We'll talk about that at some point in the future. Ultimately, the capital project in the dry plant. I think the outlook is really just, you know, we had a good quarter. I think we would expect to see something similar in the fourth quarter. Now, the plant's down right now. The volume of, you know, that's planned and scheduled. What you're probably seeing a little bit is compression on that. I'll turn, maybe Pat would have some comments on that as well.
Speaker 4
Hi, Joel. It's Pat. One other thing to keep in mind is KCl is a big input factor for us, and our costs are driven by the cost of KCl on the open market. That also can impact what our overall costs are going forward. We're projecting into that as opposed to what we've seen in the past.
Speaker 5
Could I be greedy and just sneak in a question on that? Does that mean that maybe in Q3, your mix was more straight harvest and Q4 the mix shifts a little more towards augmented with purchased KCl?
Speaker 4
No, I wouldn't say that. As Ed spoke about, the improvement in health of the ponds, which then improves the input into the plant over time, allows us to use less KCL. There is going to be some impact of that.

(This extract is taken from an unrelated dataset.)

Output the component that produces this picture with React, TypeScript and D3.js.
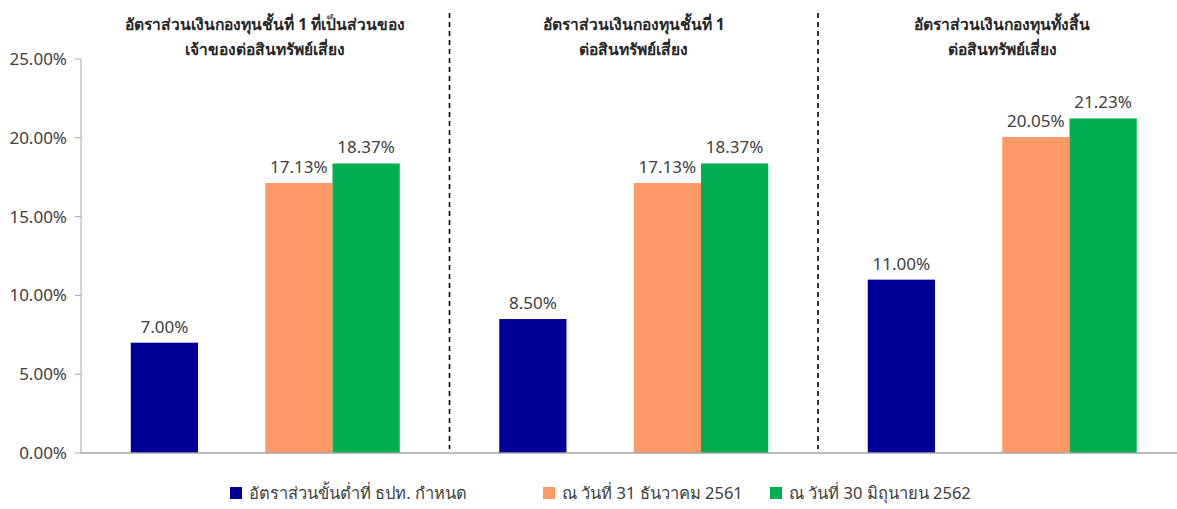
import React from "react";
import * as d3 from "d3";

// group titles (two lines each)
const groupTitles = [
  ["อัตราส่วนเงินกองทุนชั้นที่ 1 ที่เป็นส่วนของ", "เจ้าของต่อสินทรัพย์เสี่ยง"],
  ["อัตราส่วนเงินกองทุนชั้นที่ 1", "ต่อสินทรัพย์เสี่ยง"],
  ["อัตราส่วนเงินกองทุนทั้งสิ้น", "ต่อสินทรัพย์เสี่ยง"],
];
const seriesNames = [
  "อัตราส่วนขั้นต่ำที่ ธปท. กำหนด",
  "ณ วันที่ 31 ธันวาคม 2561",
  "ณ วันที่ 30 มิถุนายน 2562",
];
const minRequired = [7.0, 8.5, 11.0];
const dec2561 = [17.13, 17.13, 20.05];
const jun2562 = [18.37, 18.37, 21.23];
const yTicks = [0, 5, 10, 15, 20, 25];

const colors = ["#000099", "#FF9966", "#00B050"];
const font = "Tahoma, 'Noto Sans', 'DejaVu Sans', sans-serif";

const W = 1177;
const H = 509;
const left = 81;
const groupW = 368.5;

const App = () => {
  const x = d3
    .scaleBand<number>()
    .domain(d3.range(3))
    .range([left, left + groupW * 3]);
  // slots inside a group: blue, empty, orange, green
  const slot = d3
    .scaleBand<string>()
    .domain(["min", "gap", "dec", "jun"])
    .range([0, x.bandwidth()])
    .paddingInner(0)
    .paddingOuter(0.74);
  const y = d3.scaleLinear().domain([0, 25]).range([453, 59]);

  const series = [
    { key: "min", values: minRequired },
    { key: "dec", values: dec2561 },
    { key: "jun", values: jun2562 },
  ];

  const legendX = [230, 543, 770];

  return (
    <svg
      width={W}
      height={H}
      style={{ position: "absolute", left: 0, top: 0, background: "#fff" }}
      fontFamily={font}
    >
      {/* y axis */}
      <line x1={left} x2={left} y1={y(25)} y2={y(0)} stroke="#a6a6a6" />
      {yTicks.map((t) => (
        <g key={t}>
          <line x1={left - 6} x2={left} y1={y(t)} y2={y(t)} stroke="#a6a6a6" />
          <text
            x={left - 14}
            y={y(t)}
            dy="0.35em"
            textAnchor="end"
            fontSize={17}
            fill="#404040"
          >
            {t.toFixed(2)}%
          </text>
        </g>
      ))}
      {/* bars */}
      {series.map((s, si) =>
        s.values.map((v, gi) => {
          const bx = (x(gi) as number) + (slot(s.key) as number);
          return (
            <g key={s.key + gi}>
              <rect
                x={bx}
                y={y(v)}
                width={slot.bandwidth()}
                height={y(0) - y(v)}
                fill={colors[si]}
              />
              <text
                x={bx + slot.bandwidth() / 2}
                y={y(v) - 10}
                textAnchor="middle"
                fontSize={17}
                fill="#404040"
              >
                {v.toFixed(2)}%
              </text>
            </g>
          );
        })
      )}
      {/* x axis */}
      <line x1={left} x2={W} y1={y(0)} y2={y(0)} stroke="#a6a6a6" strokeWidth={1.5} />
      {/* separators */}
      {[1, 2].map((i) => (
        <line
          key={i}
          x1={(x(i) as number)}
          x2={(x(i) as number)}
          y1={13}
          y2={y(0) - 4}
          stroke="#000"
          strokeWidth={1.6}
          strokeDasharray="5 4"
        />
      ))}
      {/* group titles */}
      {groupTitles.map((lines, gi) => (
        <text
          key={gi}
          x={(x(gi) as number) + x.bandwidth() / 2}
          textAnchor="middle"
          fontSize={15.6}
          fontWeight="bold"
          fill="#262626"
        >
          {lines.map((l, li) => (
            <tspan key={li} x={(x(gi) as number) + x.bandwidth() / 2} y={30 + li * 25}>
              {l}
            </tspan>
          ))}
        </text>
      ))}
      {/* legend */}
      {seriesNames.map((n, i) => (
        <g key={n}>
          <rect x={legendX[i]} y={487} width={12} height={12} fill={colors[i]} />
          <text x={legendX[i] + 19} y={499} fontSize={16.5} fill="#404040">
            {n}
          </text>
        </g>
      ))}
    </svg>
  );
};

export default App;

The long-term trend, some of the cost is just what we have to purchase KCL at. I think we see leading into next year, higher KCL prices based on what the market is telling us they expect those prices to be.
Speaker 5
Thank you.
Speaker 3
Again, to ask a question, simply press star followed by the number one on your telephone keypad. Your next question comes from the line of Patrick Goff with JPMorgan.
Speaker 0
Hi guys, thanks for taking the question. I missed part of the prepared remarks, and I had a question or a clarification question on your comment regarding North America highway deicing inventories down 50% relative to last year. I assume that's your inventory levels, or that's industry inventory levels?
Speaker 1
Yeah, Pat, good morning. This is Ed. I mean, that's our inventory levels. Peter, you want to add more to that?
Speaker 2
No, again, back to basics. It's just managing those through.
Speaker 1
Yeah, we will be managing that, our working capital, very carefully going forward. It will flex up and down depending on what happens at any given year. We will manage the business flexibly as we have talked about in the past. We are not going to find ourselves in a circumstance like we did a year ago, you know, where we are just way too much inventory coming into a season and just produce to make earnings look good, but basically putting cash in the inventory. We are not going to do that anymore.
Speaker 0
That makes sense. You guys did. Can I follow on a couple of quick ones?
Speaker 1
Sure.
Speaker 0
Do you have a sense, and I guess I'll put them both in there, do you have a sense as to where broader industry inventory levels are? I guess the other question would be, just when you think about your balance sheet, where are you trying to get to with regard to, you know, leverage on maybe a normalized EBITDA basis going forward?
Speaker 1
Yeah, Patrick, I'll have Ben address the first thing in terms of industry-wide inventories, and I'll address, you know, sort of balance sheet targets.
Speaker 0
Good morning, Patrick. It's Ben. It would be a bit of speculation. I think it's prudent to say that industry inventories would be down year over year, being that going into last season, we were coming off of two very light winters, and I think it was widely known that inventories were pretty heavy. To the degree that they're down with our competitors, I would be speculating, so I won't speak to that.
Speaker 1
In terms of our balance sheet, Patrick, ultimately, we'd like to work ourselves to the investment-grade, which implies a debt-to-equity ratio or EBITDA ratio of, you know, between 2 and 3, you know, kind of roughly 2.5. You know, I've talked about that in the past. You know, how we manage cash and working our way down, and you know, pleased that our debt is coming down. That's the plan, is make cash and retire debt. You know, as we move our way through there, we'll, you know, start thinking more and more about the potential capital returns and things like that in the future, but no decision at this point. You know, we need to get our debt down a bit more before we start thinking about that.
Speaker 0
Sorry, one last one. Would the thought with the stub of the 2027s be to pay that down with cash flow or to refile that?
Speaker 1
Yeah, I was 100%. We've announced our intention is to use cash flow to pay down the stub leftover on the 2027 bonds.
Speaker 0
Got it. Thank you so much. I appreciate it.
Speaker 1
You bet. Thanks, Pat.
Speaker 3
Again, to ask a question, press star one on your telephone keypad. With no further questions in queue, I will now hand the call back over to Ed Dowling for closing remarks.
Speaker 1
Okay, thank you, Operator. Really appreciate it. Thanks everybody for joining the call today. We've got some events coming up here over the next sort of two months and look forward to seeing you then.
Speaker 3
Thank you again for joining us today. This does conclude today's conference call. You may now disconnect.